En todas partes fue recibido por multitudes. Frente a Buckingham, una mujer incluso le plantó un beso en la mejilla. Un sondeo confirma una rápida mejora de su decaída popularidad.
¿Es una simpatía efímera o un apoyo más duradero? Su tarea es delicada en un momento de crisis: aumento del coste de la vida, tensiones comunitarias en Irlanda del Norte y anhelo independentista en Escocia. También queda por convencer a los jóvenes, menos apegados a la tradición.
En medio de los homenajes, los opositores a la monarquía luchan por hacerse oír.
Algunos tuitean bajo el hashtag #notmyking, «no mi rey», mientras una minoría se manifiesta a favor de una República. Un puñado fueron detenidos y la policía londinense tuvo que recordar a sus agentes que estaba permitido manifestarse.
El sábado 10 de septiembre, Williams y Kate, los nuevos príncipes de Gales, aparecieron a las puertas del castillo de Windsor junto al príncipe Harry y Meghan, por primera vez en dos años de discordia principesca.
Los antaño «cuatro fantásticos» le robaron el protagonismo al rey esa noche, ya fuera por una operación de comunicación o un verdadero inicio de reconciliación.
«Un momento de historia»
Mientras Carlos III se asienta en el trono, los restos de Isabel II, acompañados por la abnegada princesa Ana, inician un lento y emotivo viaje a Londres.

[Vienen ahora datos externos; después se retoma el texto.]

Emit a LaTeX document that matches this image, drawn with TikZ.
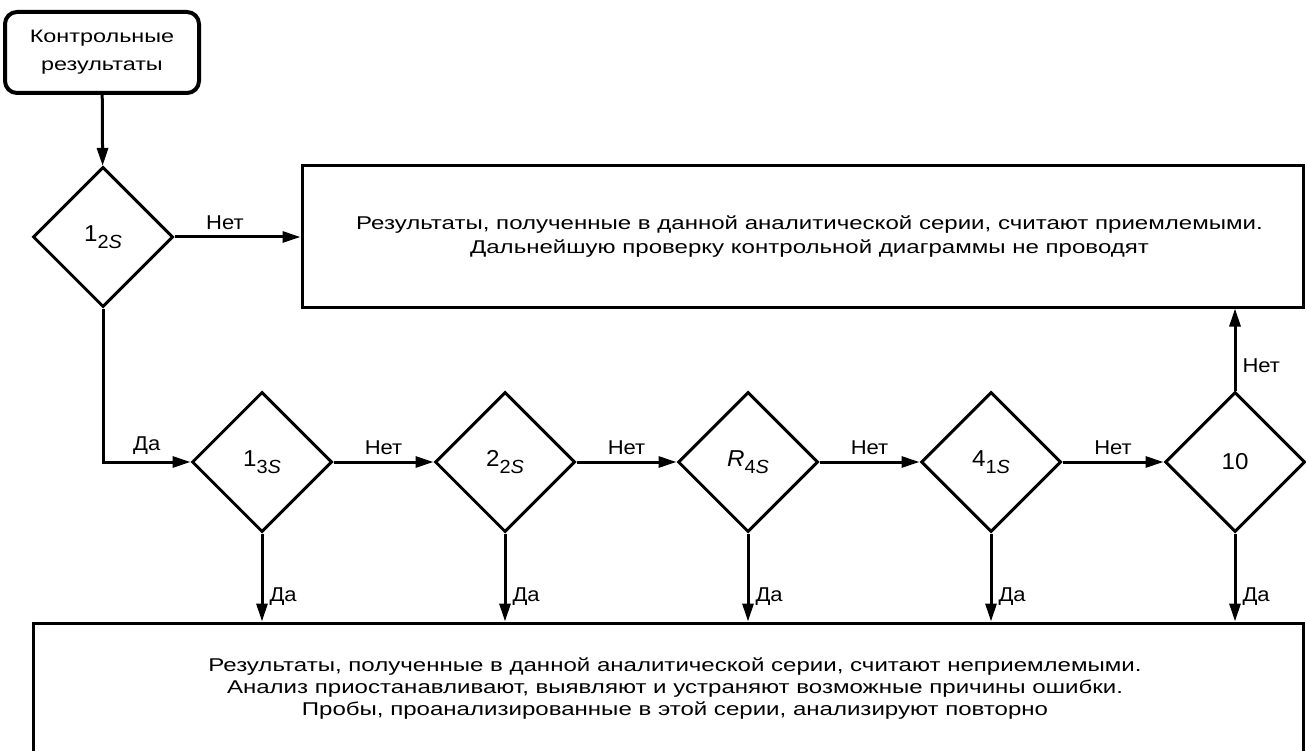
\documentclass[tikz,border=0pt]{standalone}
\usepackage{fontspec}
\setmainfont{Liberation Sans}[FakeStretch=1.3]
\newfontfamily\lfont{Liberation Sans}[FakeStretch=1.1]
\newfontfamily\dfont{Liberation Sans}[FakeStretch=1.05]
\usetikzlibrary{shapes.geometric,arrows.meta}
\newcommand\subidx[1]{\raisebox{-0.3em}{\fontsize{19}{19}\selectfont #1}}
\begin{document}
\begin{tikzpicture}[x=1pt,y=-1pt,
  dec/.style={diamond,draw,line width=3pt,minimum width=140pt,minimum height=140pt,inner sep=0pt,aspect=1,font=\dfont\fontsize{23}{23}\selectfont},
  box/.style={rectangle,draw,line width=3pt,align=center,inner sep=0pt},
  startbox/.style={rectangle,rounded corners=12pt,draw,line width=4pt,align=center,font=\fontsize{18}{28}\selectfont,inner sep=0pt,minimum width=194pt,minimum height=81pt},
  arr/.style={line width=3pt,-{Triangle[length=18pt,width=11pt]}},
  lbl/.style={font=\lfont\fontsize{20}{20}\selectfont,inner sep=2pt}]
\useasboundingbox (0,0) rectangle (1306,751);
\node[startbox] (start) at (102,52.5) {Контрольные\\результаты};
\node[dec] (d1) at (103,237) {1\subidx{2\textit{S}}};
\node[box,minimum width=1001pt,minimum height=141pt,font=\fontsize{18.5}{24}\selectfont] (ok) at (802.5,236.5)
  {\hspace*{14pt}Результаты, полученные в данной аналитической серии, считают приемлемыми.\\\hspace*{14pt}Дальнейшую проверку контрольной диаграммы не проводят};
\node[dec] (d2) at (262,462) {1\subidx{3\textit{S}}};
\node[dec] (d3) at (505,462) {2\subidx{2\textit{S}}};
\node[dec] (d4) at (748,462) {\textit{R}\subidx{4\textit{S}}};
\node[dec] (d5) at (991,462) {4\subidx{1\textit{S}}};
\node[dec] (d6) at (1235,462) {10};
\node[box,minimum width=1270pt,minimum height=131pt,font=\fontsize{18.5}{22}\selectfont] (bad) at (668,688.5)
  {\hspace*{14pt}Результаты, полученные в данной аналитической серии, считают неприемлемыми.\\\hspace*{14pt}Анализ приостанавливают, выявляют и устраняют возможные причины ошибки.\\\hspace*{14pt}Пробы, проанализированные в этой серии, анализируют повторно};
\draw[arr] (start) -- (d1);
\draw[arr] (d1.east) -- node[lbl,above=4pt,pos=0.4]{Нет} (d1.east -| ok.west);
\draw[arr] (d1.south) |- node[lbl,above=4pt,pos=0.75]{Да} (d2.west);
\draw[arr] (d2.east) -- node[lbl,above=4pt]{Нет} (d3.west);
\draw[arr] (d3.east) -- node[lbl,above=4pt]{Нет} (d4.west);
\draw[arr] (d4.east) -- node[lbl,above=4pt]{Нет} (d5.west);
\draw[arr] (d5.east) -- node[lbl,above=4pt]{Нет} (d6.west);
\draw[arr] (d6.north) -- node[lbl,right=4pt,pos=0.3]{Нет} (d6.north |- ok.south);
\foreach \d in {d2,d3,d4,d5,d6}
  \draw[arr] (\d.south) -- node[lbl,right=4pt,pos=0.72]{Да} (\d.south |- bad.north);
\end{tikzpicture}
\end{document}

Durante seis horas, el domingo 11, el coche fúnebre atravesó Escocia frente a los ojos enrojecidos de miles de personas que se agolpaban en la carretera. El féretro real sale de las Highlands (la Tierras Altas escocesas) y permanece dos días en Edimburgo.
También en este caso, la afluencia es masiva. Para las 33.000 personas que desfilaron ante el ataúd cerrado en la catedral St Giles de Edimburgo era «un momento de historia», el «fin de una era». Poder decir que lo habían vivido.
El 13 de septiembre, los restos de Isabel II salen de Escocia hacia Londres, para pasar la noche en el Palacio de Buckingham, rodeada por los suyos.
Al día siguiente, una familia real sacudida por años de crisis se mantuvo unida tras el féretro, que fue llevado a Westminster Hall sobre un carro militar.
Los días siguientes fueron para el público, que hizo una kilométrica cola a lo largo del Támesis para presentar sus respetos. La cola, formada por cientos de miles de personas durante cinco días, se convierte en un acontecimiento en sí mismo: es la máxima expresión de un arte muy británico, el de esperar cortésmente su turno. El viernes por la tarde alcanzaba las 22 horas de espera.
Tras un lento avance, la emoción se apodera de muchos al entrar en la capilla ardiente. Algunos intentan hacer una reverencia, otros lanzan un beso.
La corona imperial, con 2.868 diamantes, permanece colocada sobre el féretro atrayendo todas las miradas.
El lunes 19 se celebrará el «funeral del siglo» en la Abadía de Westminster.